Russian playwright Anton Chekhov recommended that "if in the first act you have hung a pistol on the wall, then in the following one it should be fired." The same principle probably applies to the scenario created by Vladimir Putin by surrounding Ukraine with more than 100,000 heavily armed troops.

But it is possible that Vladimir Putin is playing a different game. Or perhaps an additional game.

As everyone knows, there is a sure-fire way to make money on the stock market: buy low, sell high. The recent major ups and downs in the markets provide a wide range of prices from which speculators can profit.

If stocks are high (relative to tomorrow's price) investors should sell before they go down, but if they are low investors should buy before they go up. Unfortunately, with one possible exception, nobody knows what the stock market will do next. It can always go either way.
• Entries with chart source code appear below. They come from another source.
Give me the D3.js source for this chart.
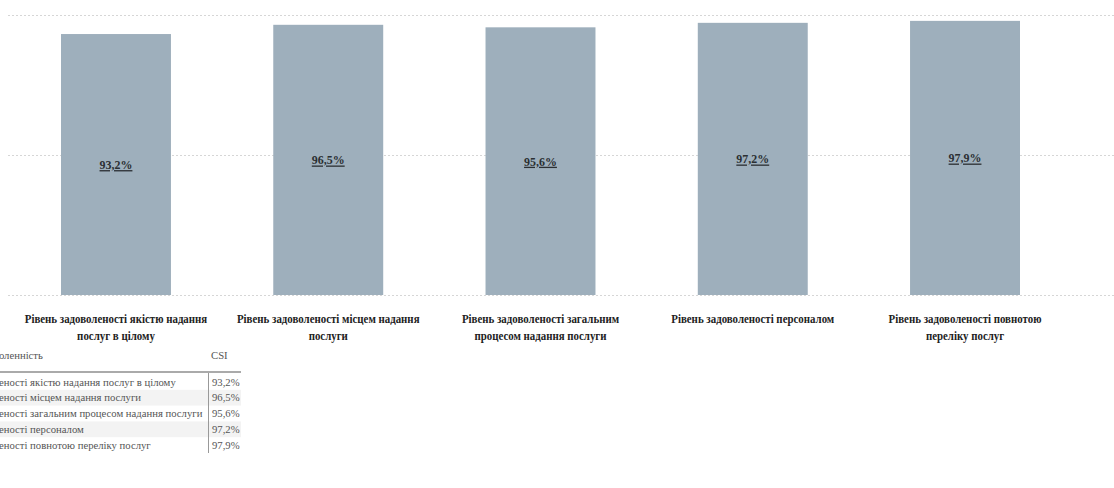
<!DOCTYPE html>
<html lang="uk">

<head>
  <meta charset="UTF-8">
  <title>CSI</title>
  <style>
    * {
      padding: 0;
      margin: 0;
    }

    html,
    body {
      width: 1114px;
      height: 488px;
      background: #fff;
      overflow: hidden;
    }

    svg {
      display: block;
    }

    svg text {
      font-family: 'Liberation Serif', 'Times New Roman', serif;
    }
  </style>
</head>

<body>
  <svg id="svg"></svg>
  <script src="https://cdnjs.cloudflare.com/ajax/libs/d3/7.8.5/d3.min.js"></script>
  <script>
    const categories = [
      'Рівень задоволеності якістю надання послуг в цілому',
      'Рівень задоволеності місцем надання послуги',
      'Рівень задоволеності загальним процесом надання послуги',
      'Рівень задоволеності персоналом',
      'Рівень задоволеності повнотою переліку послуг'
    ]
    const csiValues = [93.2, 96.5, 95.6, 97.2, 97.9]
    const gridTicks = [0, 50, 100]
    const tableHeader = ['Задоволенність', 'CSI']

    const dimension = {
      width: 1114,
      height: 488
    }

    // the source font is a narrow bold serif
    const squeeze = 0.87

    const ua = d3.formatLocale({ decimal: ',', thousands: ' ', grouping: [3], currency: ['', ' ₴'] })
    const pct = v => ua.format('.1f')(v) + '%'

    const svg = d3.select('#svg')
      .attr('width', dimension.width)
      .attr('height', dimension.height)

    const x = d3.scaleBand()
      .domain(categories)
      .range([61, 1020])
      .paddingInner(0.482)
      .paddingOuter(0)

    const y = d3.scaleLinear()
      .domain([0, 100])
      .range([295, 15])

    // dotted grid
    svg.append('g')
      .selectAll('line')
      .data(gridTicks)
      .join('line')
      .attr('x1', 8)
      .attr('x2', dimension.width)
      .attr('y1', d => y(d) + 0.5)
      .attr('y2', d => y(d) + 0.5)
      .attr('stroke', '#d6d6d6')
      .attr('stroke-dasharray', '2,2')

    const data = categories.map((c, i) => ({ cat: c, value: csiValues[i] }))

    svg.append('g')
      .selectAll('rect')
      .data(data)
      .join('rect')
      .attr('x', d => x(d.cat))
      .attr('y', d => y(d.value))
      .attr('width', x.bandwidth())
      .attr('height', d => y(0) - y(d.value))
      .attr('fill', '#9eafbc')

    svg.append('g')
      .selectAll('text')
      .data(data)
      .join('text')
      .attr('transform', d => `translate(${x(d.cat) + x.bandwidth() / 2},${(y(d.value) + y(0)) / 2}) scale(0.92,1)`)
      .attr('dy', '0.35em')
      .attr('text-anchor', 'middle')
      .attr('font-size', 13)
      .attr('font-weight', 'bold')
      .attr('text-decoration', 'underline')
      .attr('fill', '#2b2f33')
      .text(d => pct(d.value))

    // category labels, wrapped
    const catLabels = svg.append('g')
      .selectAll('text')
      .data(data)
      .join('text')
      .attr('transform', d => `translate(${x(d.cat) + x.bandwidth() / 2},323) scale(${squeeze},1)`)
      .attr('text-anchor', 'middle')
      .attr('font-size', 12.5)
      .attr('font-weight', 'bold')
      .attr('fill', '#222')

    catLabels.each(function (d) {
      const el = d3.select(this)
      const words = d.cat.split(' ')
      let line = []
      let tspan = el.append('tspan').attr('x', 0).attr('dy', 0)
      words.forEach(w => {
        line.push(w)
        tspan.text(line.join(' '))
        if (tspan.node().getComputedTextLength() * squeeze > 188 && line.length > 1) {
          line.pop()
          tspan.text(line.join(' '))
          line = [w]
          tspan = el.append('tspan').attr('x', 0).attr('dy', 17).text(w)
        }
      })
    })

    // table (cut at the left edge)
    const table = svg.append('g').attr('font-size', 10.7).attr('fill', '#555')
    const rowY = d3.scaleBand()
      .domain(d3.range(csiValues.length))
      .range([374, 453])

    const measure = s => {
      const t = table.append('text').text(s)
      const w = t.node().getComputedTextLength()
      t.remove()
      return w
    }

    table.selectAll('rect.stripe')
      .data(d3.range(csiValues.length).filter(i => i % 2 === 1))
      .join('rect')
      .attr('class', 'stripe')
      .attr('x', 0)
      .attr('y', i => rowY(i))
      .attr('width', 241)
      .attr('height', rowY.bandwidth())
      .attr('fill', '#f3f3f3')

    table.append('text')
      .attr('x', -measure('Задов') - 1)
      .attr('y', 355)
      .attr('dy', '0.35em')
      .text(tableHeader[0])

    table.append('text')
      .attr('x', 211)
      .attr('y', 355)
      .attr('dy', '0.35em')
      .text(tableHeader[1])

    table.append('line')
      .attr('x1', 0).attr('x2', 241)
      .attr('y1', 372).attr('y2', 372)
      .attr('stroke', '#aaa')
      .attr('stroke-width', 2)

    table.append('line')
      .attr('x1', 208.5).attr('x2', 208.5)
      .attr('y1', 373).attr('y2', 453)
      .attr('stroke', '#999')

    const cut = -measure('Рівень задовол') - 1
    table.selectAll('text.row')
      .data(data)
      .join('text')
      .attr('class', 'row')
      .attr('x', cut)
      .attr('y', (d, i) => rowY(i) + rowY.bandwidth() / 2)
      .attr('dy', '0.35em')
      .text(d => d.cat)

    table.selectAll('text.val')
      .data(data)
      .join('text')
      .attr('class', 'val')
      .attr('x', 212)
      .attr('y', (d, i) => rowY(i) + rowY.bandwidth() / 2)
      .attr('dy', '0.35em')
      .text(d => pct(d.value))
  </script>
</body>

</html>
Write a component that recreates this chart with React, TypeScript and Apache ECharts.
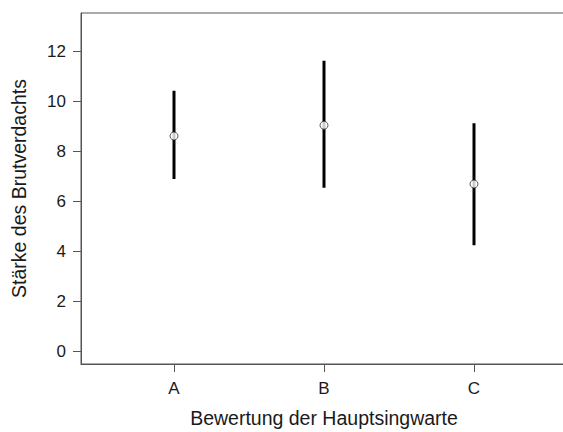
import React, { useEffect, useRef } from "react";
import * as echarts from "echarts";

const categories = ["A", "B", "C"];
const means = [8.6, 9.03, 6.68];
const lowers = [6.88, 6.53, 4.23];
const uppers = [10.41, 11.61, 9.11];
const yTicks = [0, 2, 4, 6, 8, 10, 12];

export default function App() {
  const ref = useRef<HTMLDivElement>(null);
  useEffect(() => {
    document.body.style.margin = "0";
    const chart = echarts.init(ref.current!, null, { renderer: "svg" });
    const font = "'Liberation Sans', Arial, sans-serif";
    const axisColor = "#555";
    chart.setOption({
      animation: false,
      backgroundColor: "#fff",
      grid: {
        left: 81,
        width: 486,
        top: 13,
        height: 351,
        outerBoundsMode: "none",
        containLabel: false,
        show: true,
        borderColor: axisColor,
        borderWidth: 1,
        backgroundColor: "transparent",
      },
      xAxis: {
        type: "value",
        min: 0.38,
        max: 3.62,
        name: "Bewertung der Hauptsingwarte",
        nameLocation: "middle",
        nameGap: 44,
        nameTextStyle: { fontFamily: font, fontSize: 19.5, color: "#1a1a1a" },
        splitLine: { show: false },
        axisLine: { show: true, onZero: false, lineStyle: { color: axisColor, width: 1 } },
        axisTick: {
          show: true,
          inside: false,
          length: 8,
          customValues: [1, 2, 3],
          lineStyle: { color: axisColor },
        },
        axisLabel: {
          customValues: [1, 2, 3],
          formatter: (v: number) => categories[Math.round(v) - 1] ?? "",
          fontFamily: font,
          fontSize: 17,
          color: "#1a1a1a",
          margin: 16,
        },
      },
      yAxis: {
        type: "value",
        min: -0.52,
        max: 13.52,
        name: "Stärke des Brutverdachts",
        nameLocation: "middle",
        nameGap: 52,
        nameTextStyle: { fontFamily: font, fontSize: 19.5, color: "#1a1a1a" },
        splitLine: { show: false },
        axisLine: { show: true, onZero: false, lineStyle: { color: axisColor, width: 1 } },
        axisTick: {
          show: true,
          length: 8,
          customValues: yTicks,
          lineStyle: { color: axisColor },
        },
        axisLabel: {
          customValues: yTicks,
          fontFamily: font,
          fontSize: 17,
          color: "#1a1a1a",
          margin: 15,
        },
      },
      series: [
        {
          type: "custom",
          data: categories.map((_, i) => [i + 1, lowers[i], uppers[i]]),
          renderItem: (params: any, api: any) => {
            const x = api.value(0);
            const p1 = api.coord([x, api.value(1)]);
            const p2 = api.coord([x, api.value(2)]);
            return {
              type: "line",
              shape: { x1: p1[0], y1: p1[1], x2: p2[0], y2: p2[1] },
              style: { stroke: "#000", lineWidth: 3, lineCap: "butt" },
            };
          },
          z: 2,
        },
        {
          type: "scatter",
          data: categories.map((_, i) => [i + 1, means[i]]),
          symbol: "circle",
          symbolSize: 8,
          itemStyle: { color: "#fff", borderColor: "#333", borderWidth: 1 },
          z: 3,
        },
      ],
    });
    return () => chart.dispose();
  }, []);
  return <div ref={ref} style={{ width: 563, height: 432 }} />;
}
The exception is Russian President Vladimir Putin.

What does Putin really want? Does he want to incorporate Ukraine in Russia with military force? Does he want to scare NATO into refraining from expanding to countries bordering Russia?

These are reasonable questions, but observers may be missing something if they assume that Putin's only possible goals are geopolitical. What if his goal, or at least one of them, is to make money?

Apparently, he is not disinterested in money. He seems to be rather nervous about Alexei Navalny's charges that he has a fortune stashed away overseas and fancy mansions inside Russia.

If there is a war, the war itself and the western economic retaliation will cause great harm to national economies all over the world, including America's. President Joe Biden noted this fact recently. This danger is already having major consequences for the stock markets.

Here's how Putin could make big money: He growls about Ukraine, knowing it will depress western stock markets. But before he growls, working through cohorts or franchisees, he sells a lot of stock. When the stock market goes down, they use the proceeds of the previous sale to buy more shares of stock — since their price is now lower — than they had sold. Buy low!

Then Putin smiles, suggesting that maybe he isn't going to attack Ukraine after all. But before he smiles, his cronies (knowing his plans) buy up a lot of stock, perhaps also using borrowed money, at the prevailing lower prices. They sell the stock when Putin's smile pushes markets up, paying off the loan and having a ton of profit left over. Sell high!

Repeat as often as possible.

Naturally, Putin would get a major cut of all this boodle, since only he knows what he will do next.

There is no way to know whether Putin is actually doing this. But he does enjoy an interesting combination of motive, resources, and power to manipulate markets.

Putin has the economic resources of the Russian government at his disposal as well as his own possible fortune. He has the power to roil stock markets by smiling or frowning about Ukraine and moving troops around. And he has plenty of motive. No matter how much money he may have, there is no such thing as "enough" money.

Putin would have no moral scruples against benefiting in this way from the vulnerability of stock markets to profitable manipulation. Considering some of the things he has apparently already done, why stop there? It might not even be illegal, but if it were he would not lose any sleep over it.

I expect Russia will invade Ukraine, perhaps before this article appears in print. But wars are expensive. Another possibility: Perhaps Putin is playing the stock market, not to line his own pockets, but to help Russia pay for the war.

What better way to finance a war than with profits from manipulating stock markets in other countries?